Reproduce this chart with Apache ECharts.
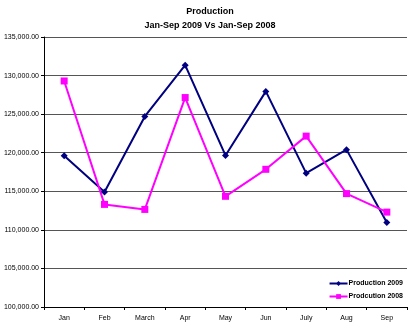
<!DOCTYPE html>
<html><head><meta charset="utf-8">
<script src="https://cdn.jsdelivr.net/npm/echarts@6/dist/echarts.min.js"></script>
<style>html,body{margin:0;padding:0;background:#fff}#c{width:420px;height:328px}</style>
</head><body><div id="c"></div>
<script>
var categories = ['Jan','Feb','March','Apr','May','Jun','July','Aug','Sep'];
var production2009 = [119600, 114900, 124700, 131350, 119650, 127950, 117350, 120400, 110950];
var production2008 = [129300, 113300, 112650, 127150, 114350, 117850, 122150, 114700, 112300];
var yMin = 100000, yMax = 135000, yStep = 5000;

var chart = echarts.init(document.getElementById('c'), null, {renderer:'canvas'});
var fmt = function(v){ return v.toLocaleString('en-US',{minimumFractionDigits:2, maximumFractionDigits:2}); };
chart.setOption({
  animation:false,
  backgroundColor:'#fff',
  title:{
    text:'Production\nJan-Sep 2009 Vs Jan-Sep 2008',
    left:'center', top:0,
    textStyle:{fontFamily:'Liberation Sans, Arial', fontSize:9, fontWeight:'bold', color:'#000', lineHeight:14}
  },
  legend:{
    orient:'vertical', right:12, top:275, itemGap:6, itemWidth:18, itemHeight:6,
    textStyle:{fontFamily:'Liberation Sans, Arial', fontSize:7, fontWeight:'bold', color:'#000', padding:[0,0,0,-4]},
    data:['Production 2009','Prodcution 2008']
  },
  grid:{left:44, right:13, top:37, bottom:21, containLabel:false},
  xAxis:{
    type:'category', data:categories, boundaryGap:true,
    axisLine:{lineStyle:{color:'#000', width:1}},
    axisTick:{show:true, length:3, lineStyle:{color:'#000'}},
    axisLabel:{fontFamily:'Liberation Sans, Arial', fontSize:7, color:'#000', margin:8}
  },
  yAxis:{
    type:'value', min:yMin, max:yMax, interval:yStep,
    axisLine:{show:true, lineStyle:{color:'#000', width:1}},
    axisTick:{show:true, length:3, lineStyle:{color:'#000'}},
    splitLine:{lineStyle:{color:'#555', width:1}},
    axisLabel:{fontFamily:'Liberation Sans, Arial', fontSize:7, color:'#000', margin:5, formatter:fmt}
  },
  series:[
    {name:'Production 2009', type:'line', data:production2009, symbol:'diamond', symbolSize:7,
     lineStyle:{color:'#000080', width:2}, itemStyle:{color:'#000080'}, color:'#000080'},
    {name:'Prodcution 2008', type:'line', data:production2008, symbol:'rect', symbolSize:7,
     lineStyle:{color:'#FF00FF', width:2}, itemStyle:{color:'#FF00FF'}, color:'#FF00FF'}
  ]
});
</script></body></html>
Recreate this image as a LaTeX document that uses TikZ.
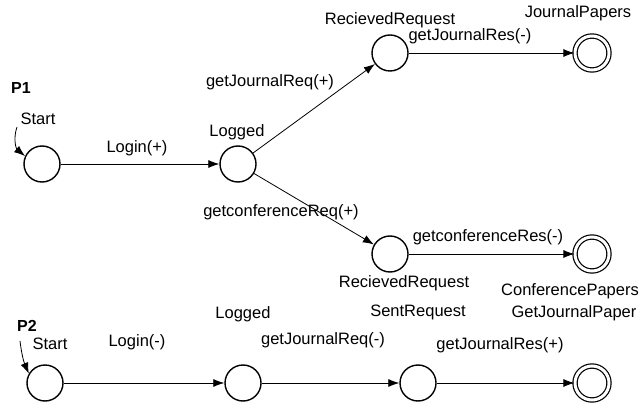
\documentclass[tikz,border=0pt]{standalone}
\usepackage{fontspec}
\setmainfont{Liberation Sans}
\usetikzlibrary{arrows.meta}
\begin{document}
\begin{tikzpicture}[x=1pt,y=-1pt,
  state/.style={circle,draw,line width=1.4pt,minimum size=36pt,inner sep=0pt},
  final/.style={circle,draw,line width=1.2pt,double,double distance=3pt,minimum size=34pt,inner sep=0pt},
  lbl/.style={inner sep=0pt,font=\fontsize{16.5}{19}\selectfont},
  plbl/.style={inner sep=0pt,font=\fontsize{16}{19}\selectfont\bfseries},
  edge/.style={line width=0.8pt,-{Latex[length=11pt,width=8pt]}}]
\useasboundingbox (0,0) rectangle (639,403);
% P1 states
\node[state] (s1) at (42,164) {};
\node[state] (l1) at (238,164) {};
\node[state] (r1) at (390,53) {};
\node[final] (j1) at (592,53) {};
\node[state] (r2) at (390,254) {};
\node[final] (c1) at (592,254) {};
% P2 states
\node[state] (s2) at (45,383) {};
\node[state] (l2) at (243,383) {};
\node[state] (sr) at (418,383) {};
\node[final] (g2) at (592,383) {};
% labels
\node[plbl] (p1) at (21,88) {P1};
\node[lbl] (st1) at (38,119) {Start};
\node[lbl] (t1) at (137,148) {Login(+)};
\node[lbl] (n1) at (237,132) {Logged};
\node[lbl] (t2) at (270,82) {getJournalReq(+)};
\node[lbl] (n2) at (390,20) {RecievedRequest};
\node[lbl] (t3) at (470,36) {getJournalRes(-)};
\node[lbl] (n3) at (578,13) {JournalPapers};
\node[lbl] (t4) at (281,212) {getconferenceReq(+)};
\node[lbl] (t5) at (488,237) {getconferenceRes(-)};
\node[lbl] (n4) at (404,283) {RecievedRequest};
\node[lbl] (n5) at (570,291) {ConferencePapers};
\node[plbl] (p2) at (27,326) {P2};
\node[lbl] (st2) at (50,344) {Start};
\node[lbl] (t6) at (137,342) {Login(-)};
\node[lbl] (n6) at (243,314) {Logged};
\node[lbl] (t7) at (323,340) {getJournalReq(-)};
\node[lbl] (n7) at (418,312) {SentRequest};
\node[lbl] (n8) at (574,313) {GetJournalPaper};
\node[lbl] (t8) at (500,345) {getJournalRes(+)};
% start arrows
\coordinate (a1) at (17,127);
\coordinate (a2) at (20,341);
\draw[edge] (a1) to[bend right=35] (s1.155);
\draw[edge] (a2) to[bend right=8] (s2.150);
% transitions
\draw[edge] (s1) -- (l1);
\draw[edge] (l1) -- (r1);
\draw[edge] (l1) -- (r2);
\draw[edge] (r1) -- (j1);
\draw[edge] (r2) -- (c1);
\draw[edge] (s2) -- (l2);
\draw[edge] (l2) -- (sr);
\draw[edge] (sr) -- (g2);
\end{tikzpicture}
\end{document}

■ ■ ■ ■ ■

(WHAT THE TASK ASKS): Repeat the lines exactly as they stand, from the opening line of the data through the line with "var yMin = 100000, yMax". Pictures stay out of the copy.

(EXPECTED ANSWER):
Reproduce this chart with Apache ECharts.
<!DOCTYPE html>
<html><head><meta charset="utf-8">
<script src="https://cdn.jsdelivr.net/npm/echarts@6/dist/echarts.min.js"></script>
<style>html,body{margin:0;padding:0;background:#fff}#c{width:420px;height:328px}</style>
</head><body><div id="c"></div>
<script>
var categories = ['Jan','Feb','March','Apr','May','Jun','July','Aug','Sep'];
var production2009 = [119600, 114900, 124700, 131350, 119650, 127950, 117350, 120400, 110950];
var production2008 = [129300, 113300, 112650, 127150, 114350, 117850, 122150, 114700, 112300];
var yMin = 100000, yMax = 135000, yStep = 5000;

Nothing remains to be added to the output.